Most of us can use a computer application -- from Facebook, to an insurance exchange to a data store for a research project -- without thinking about the servers where all that information actually lives. Right now, all of the U.S.’s advanced data centers (ADCs) operate from Florida or locations in the Southwest.
Keystone NAP wants to change all that by opening the Northeast’s first ADC in Pennsylvania's own Fairless Hills.
Currently, the major metros in the Northeast -- New York, Boston, Philadelphia -- have what Keystone NAP founder and CEO Peter Ritz calls "plain old data centers," which were adequate as recently as the 1990s, but in today’s web-scale world can't cut it.
"In the last two years, we have created more data, more bits of data…than all the time before that," explains Ritz. He compares today’s old data centers to telephone landlines: adequate for doing business ten or fifteen years ago, but rapidly growing obsolete.
The servers at those centers don’t have the capacity and scalability that today’s up-and-coming tech giants (and local mid-sized businesses) need, and with a single connection to a traditional power grid, they’re vulnerable.
Remember Hurricane Sandy?
"People don’t think about it, but what happened there is that people had a single source of connection to the grid in their data center," he says of widespread computer system outages after the storm. "They had to pray and they had to beg to make sure they would get the diesel fuel delivery."
Keystone NAP's ADC will have the data service capacity to house the equivalent of eight Googles. It's special not just because of its location and its data capacity, but because of its innovative approach to power.

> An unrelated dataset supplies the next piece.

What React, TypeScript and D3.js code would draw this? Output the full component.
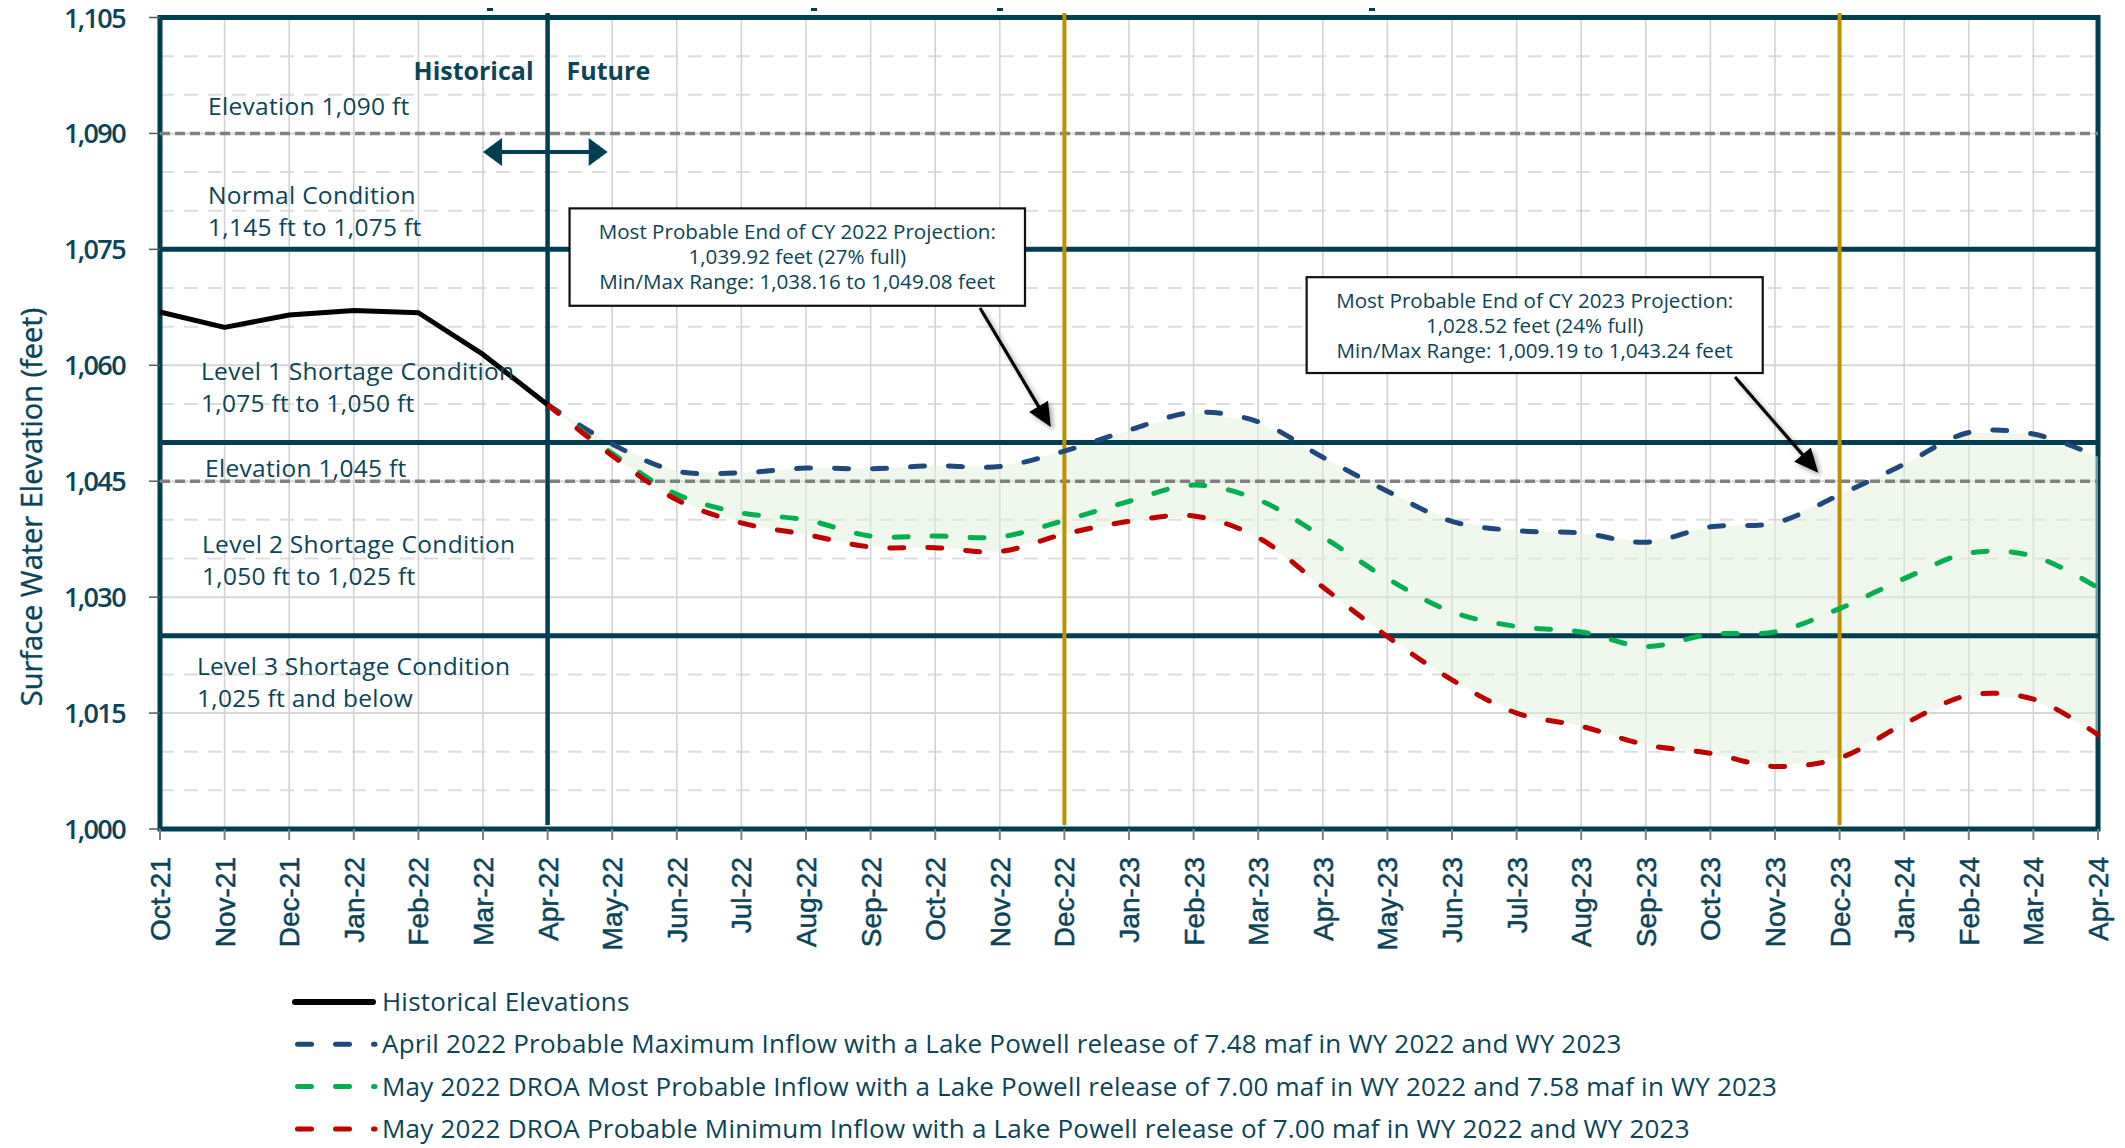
import React from 'react';
import * as d3 from 'd3';

// ---------- data ----------
const months = ['Oct-21','Nov-21','Dec-21','Jan-22','Feb-22','Mar-22','Apr-22','May-22','Jun-22','Jul-22','Aug-22','Sep-22','Oct-22','Nov-22','Dec-22','Jan-23','Feb-23','Mar-23','Apr-23','May-23','Jun-23','Jul-23','Aug-23','Sep-23','Oct-23','Nov-23','Dec-23','Jan-24','Feb-24','Mar-24','Apr-24'];

// Oct-21 .. Apr-22
const historical = [1066.9, 1064.9, 1066.5, 1067.1, 1066.8, 1061.4, 1054.9];

// Apr-22 .. Apr-24 (projections start at month index 6)
const futureStart = 6;
const maxInflow = [1054.9, 1049.8, 1046.3, 1046.1, 1046.7, 1046.6, 1047.0, 1046.9, 1048.9, 1051.6, 1053.9, 1052.7, 1048.1, 1043.7, 1039.8, 1038.6, 1038.3, 1037.1, 1039.1, 1039.6, 1043.24, 1047.2, 1051.3, 1051.1, 1048.2];
const mostProbable = [1054.9, 1048.6, 1043.3, 1040.9, 1040.0, 1037.9, 1037.9, 1037.8, 1039.92, 1042.4, 1044.5, 1042.6, 1037.8, 1032.4, 1028.1, 1026.2, 1025.5, 1023.6, 1025.2, 1025.5, 1028.52, 1032.4, 1035.7, 1035.3, 1031.2];
const minInflow = [1054.9, 1048.3, 1042.6, 1039.6, 1038.1, 1036.5, 1036.4, 1035.9, 1038.16, 1039.8, 1040.5, 1037.7, 1031.3, 1024.9, 1019.3, 1015.0, 1013.3, 1010.9, 1009.8, 1008.1, 1009.19, 1013.6, 1017.3, 1016.8, 1012.2];

const yTicks = [1000, 1015, 1030, 1045, 1060, 1075, 1090, 1105];
const yMinor = [1005, 1010, 1020, 1025, 1035, 1040, 1050, 1055, 1065, 1070, 1080, 1085, 1095, 1100];
const shortageLevels = [1075, 1050, 1025];
const elevationRefs = [1090, 1045];
const dividerMonth = 'Apr-22';
const endOfYearMonths = ['Dec-22', 'Dec-23'];

const zoneLabels = [
  ['Elevation 1,090 ft'],
  ['Normal Condition', '1,145 ft to 1,075 ft'],
  ['Level 1 Shortage Condition', '1,075 ft to 1,050 ft'],
  ['Elevation 1,045 ft'],
  ['Level 2 Shortage Condition', '1,050 ft to 1,025 ft'],
  ['Level 3 Shortage Condition', '1,025 ft and below'],
];

const annotation2022 = ['Most Probable End of CY 2022 Projection:', '1,039.92 feet (27% full)', 'Min/Max Range: 1,038.16 to 1,049.08 feet'];
const annotation2023 = ['Most Probable End of CY 2023 Projection:', '1,028.52 feet (24% full)', 'Min/Max Range: 1,009.19 to 1,043.24 feet'];

const legendItems = [
  'Historical Elevations',
  'April 2022 Probable Maximum Inflow with a Lake Powell release of 7.48 maf in WY 2022 and WY 2023',
  'May 2022 DROA Most Probable Inflow with a Lake Powell release of 7.00 maf in WY 2022 and 7.58 maf in WY 2023',
  'May 2022 DROA Probable Minimum Inflow with a Lake Powell release of 7.00 maf in WY 2022 and WY 2023',
];

// ---------- styles ----------
const TEAL = '#003E51';
const TEXT = '#0B4457';
const BLUE = '#1F497D';
const GREEN = '#00B050';
const RED = '#C00000';
const GOLD = '#BF9000';
const SANS = '"Open Sans", "Noto Sans", sans-serif';

const W = 2125, H = 1148;
const PL = 160, PR = 2098, PT = 17.5, PB = 829;

export default function App() {
  const x = d3.scaleLinear().domain([0, months.length - 1]).range([PL, PR]);
  const y = d3.scaleLinear().domain([1000, 1105]).range([PB, PT]);

  const curve = d3.curveCatmullRom.alpha(0.5);
  const line = d3.line<[number, number]>().x(d => x(d[0])).y(d => y(d[1])).curve(curve);
  const histLine = d3.line<[number, number]>().x(d => x(d[0])).y(d => y(d[1])).curve(d3.curveLinear);
  const toPts = (arr: number[], start: number) => arr.map((v, i) => [start + i, v] as [number, number]);

  const histPts = toPts(historical, 0);
  const maxPts = toPts(maxInflow, futureStart);
  const mpPts = toPts(mostProbable, futureStart);
  const minPts = toPts(minInflow, futureStart);

  const area = d3.area<number>()
    .x((_, i) => x(futureStart + i))
    .y0((_, i) => y(minInflow[i]))
    .y1(v => y(v))
    .curve(d3.curveLinear);

  const mi = (m: string) => months.indexOf(m);
  const dash = '14 24';

  // zone label layout (x px, baseline as elevation)
  const zoneLayout = [
    { x: 208, y: [1092.4] },
    { x: 208, y: [1080.9, 1076.7] },
    { x: 201, y: [1058.1, 1053.95] },
    { x: 205, y: [1045.55] },
    { x: 202, y: [1035.7, 1031.55] },
    { x: 197, y: [1019.9, 1015.8] },
  ];

  const box1 = { x0: x(6.34), x1: x(13.39), y0: y(1080.3), y1: y(1067.7), from: [980, 308], tip: [x(13.79), y(1052.0)] };
  const box2 = { x0: x(17.75), x1: x(24.81), y0: y(1071.4), y1: y(1059.0), from: [1735, 377], tip: [x(25.67), y(1046.1)] };

  const arrowHead = (from: number[], tip: number[], len = 24, half = 11) => {
    const dx = tip[0] - from[0], dy = tip[1] - from[1];
    const L = Math.hypot(dx, dy);
    const ux = dx / L, uy = dy / L;
    const bx = tip[0] - ux * len, by = tip[1] - uy * len;
    return `M${tip[0]},${tip[1]} L${bx - uy * half},${by + ux * half} L${bx + uy * half},${by - ux * half} Z`;
  };
  const arrowLineEnd = (from: number[], tip: number[], len = 20) => {
    const dx = tip[0] - from[0], dy = tip[1] - from[1];
    const L = Math.hypot(dx, dy);
    return [tip[0] - dx / L * len, tip[1] - dy / L * len];
  };

  const renderBox = (b: typeof box1, lines: string[], key: string) => {
    const cx = (b.x0 + b.x1) / 2;
    const e = arrowLineEnd(b.from, b.tip);
    return (
      <g key={key}>
        <g filter="url(#shadow)">
          <line x1={b.from[0]} y1={b.from[1]} x2={e[0]} y2={e[1]} stroke="#000" strokeWidth={3.2} />
          <path d={arrowHead(b.from, b.tip)} fill="#000" />
        </g>
        <rect x={b.x0} y={b.y0} width={b.x1 - b.x0} height={b.y1 - b.y0} fill="#fff" stroke="#111" strokeWidth={2.2} />
        {lines.map((t, i) => (
          <text key={i} x={cx} y={b.y0 + 31 + i * 25} textAnchor="middle" fontFamily={SANS} fontSize={20.6} fill={TEXT}>{t}</text>
        ))}
      </g>
    );
  };

  const arrowY = y(1087.6);
  const ax0 = x(5), ax1 = x(6.93);

  return (
    <svg width={W} height={H} style={{ position: 'absolute', left: 0, top: 0, background: '#fff' }}>
      <defs>
        <filter id="shadow" x="-20%" y="-20%" width="140%" height="140%">
          <feDropShadow dx="3" dy="3" stdDeviation="2.5" floodColor="#000" floodOpacity="0.35" />
        </filter>
      </defs>
      <rect x={0} y={0} width={W} height={H} fill="#fff" />

      {/* minor dashed gridlines */}
      {yMinor.map(v => (
        <line key={'mn' + v} x1={PL} x2={PR} y1={y(v)} y2={y(v)} stroke="#DEDEDE" strokeWidth={2} strokeDasharray="14 10" />
      ))}
      {/* major gridlines */}
      {yTicks.map(v => (
        <line key={'mj' + v} x1={PL} x2={PR} y1={y(v)} y2={y(v)} stroke="#D6D6D6" strokeWidth={2} />
      ))}
      {/* vertical gridlines */}
      {months.map((m, i) => (
        <line key={'vg' + m} x1={x(i)} x2={x(i)} y1={PT} y2={PB} stroke="#D3D3D3" strokeWidth={1.6} />
      ))}

      {/* plot border */}
      <rect x={PL} y={PT} width={PR - PL} height={PB - PT} fill="none" stroke={TEAL} strokeWidth={5} />

      {/* projection band */}
      <path d={area(maxInflow) || ''} fill="#E2EFDA" fillOpacity={0.5} />

      {/* elevation reference dashed lines */}
      {elevationRefs.map(v => (
        <line key={'er' + v} x1={PL} x2={PR} y1={y(v)} y2={y(v)} stroke="#808080" strokeWidth={3.5} strokeDasharray="10 5" />
      ))}
      {/* shortage thresholds */}
      {shortageLevels.map(v => (
        <line key={'sl' + v} x1={PL} x2={PR} y1={y(v)} y2={y(v)} stroke={TEAL} strokeWidth={5} />
      ))}

      {/* vertical divider & end-of-year lines */}
      <line x1={x(mi(dividerMonth))} x2={x(mi(dividerMonth))} y1={13} y2={825} stroke={TEAL} strokeWidth={4.5} />
      {endOfYearMonths.map(m => (
        <line key={'ey' + m} x1={x(mi(m))} x2={x(mi(m))} y1={13} y2={825} stroke={GOLD} strokeWidth={4} />
      ))}

      {/* tiny marks above the top border */}
      {[490, 814, 1000, 1372].map(px => (
        <rect key={'tm' + px} x={px - 3} y={8} width={6} height={3} fill={TEAL} />
      ))}

      {/* axes ticks */}
      {yTicks.map(v => (
        <g key={'yt' + v}>
          <line x1={149} x2={PL} y1={y(v)} y2={y(v)} stroke="#595959" strokeWidth={1.5} />
          <text x={125} y={y(v) + 10} textAnchor="end" fontFamily={SANS} fontWeight={600} fontSize={27} letterSpacing={-1.6} fill={TEXT}>{d3.format(',')(v)}</text>
        </g>
      ))}
      {months.map((m, i) => (
        <g key={'xt' + m}>
          <line x1={x(i)} x2={x(i)} y1={PB} y2={840} stroke="#7F7F7F" strokeWidth={2} />
          <text transform={`translate(${x(i) + 10},857) rotate(-90)`} textAnchor="end" fontFamily='"Liberation Sans", Arial, sans-serif' fontSize={28} stroke={TEXT} strokeWidth={0.5} fill={TEXT}>{m}</text>
        </g>
      ))}
      <text transform={`translate(42,507) rotate(-90)`} textAnchor="middle" fontFamily={SANS} fontSize={29} stroke={TEXT} strokeWidth={0.4} fill={TEXT}>Surface Water Elevation  (feet)</text>

      {/* series */}
      <path d={line(maxPts) || ''} fill="none" stroke={BLUE} strokeWidth={5} strokeDasharray={dash} strokeLinecap="round" />
      <path d={line(mpPts) || ''} fill="none" stroke={GREEN} strokeWidth={5} strokeDasharray={dash} strokeLinecap="round" />
      <path d={line(minPts) || ''} fill="none" stroke={RED} strokeWidth={5} strokeDasharray={dash} strokeLinecap="round" />
      <path d={histLine(histPts) || ''} fill="none" stroke="#000" strokeWidth={5} strokeLinejoin="round" />

      {/* zone labels */}
      {zoneLabels.map((lines, i) => (
        <g key={'zl' + i}>
          {lines.map((t, j) => (
            <text key={j} x={zoneLayout[i].x} y={y(zoneLayout[i].y[j])} fontFamily={SANS} fontSize={24.5} letterSpacing={0.3} fill={TEXT}>{t}</text>
          ))}
        </g>
      ))}

      {/* historical / future */}
      <text x={x(6) - 14} y={80} textAnchor="end" fontFamily={SANS} fontWeight={700} fontSize={25} fill={TEXT}>Historical</text>
      <text x={x(6) + 19} y={80} fontFamily={SANS} fontWeight={700} fontSize={25} fill={TEXT}>Future</text>
      <line x1={ax0 + 15} x2={ax1 - 15} y1={arrowY} y2={arrowY} stroke={TEAL} strokeWidth={4} />
      <path d={arrowHead([ax1, arrowY], [ax0, arrowY], 19, 14)} fill={TEAL} />
      <path d={arrowHead([ax0, arrowY], [ax1, arrowY], 19, 14)} fill={TEAL} />

      {/* annotations */}
      {renderBox(box1, annotation2022, 'b1')}
      {renderBox(box2, annotation2023, 'b2')}

      {/* legend */}
      {legendItems.map((t, i) => {
        const by = 1011 + i * 42.3;
        const sy = by - 9;
        const color = [null, BLUE, GREEN, RED][i];
        return (
          <g key={'lg' + i}>
            {i === 0 ? (
              <line x1={295} x2={373} y1={sy} y2={sy} stroke="#000" strokeWidth={6} strokeLinecap="round" />
            ) : (
              <line x1={297.5} x2={375} y1={sy} y2={sy} stroke={color as string} strokeWidth={5} strokeDasharray={dash} strokeLinecap="round" />
            )}
            <text x={382} y={by} fontFamily={SANS} fontSize={26} letterSpacing={0.2} fill={TEXT}>{t}</text>
          </g>
        );
      })}
    </svg>
  );
}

"It’s the steel-forging shoulders that we stand on," says Ritz of how the region’s historical infrastructure makes this possible. Instead of a single connection to the power grid, the Keystone NAP facility will operate with the help of five distinct power sources, including gas turbines and a nearby trash-to-steam plant burning refuse from a local landfill.
Ritz describes the individual servers as looking like rectangular pizza boxes, stacked as many as forty high in specialized shelving. It all generates enormous heat: fifty percent of any data center’s energy budget goes to cooling those servers with air or water-based systems.
Because not every business's server has the same energy needs, Keystone NAP is offering a uniquely secure and modular approach to power dubbed KeyBlocks. It’s common for a data center to host multiple entities’ servers, but bringing that eco-friendly customization to the powering of the diverse servers is another thing that sets the facility apart.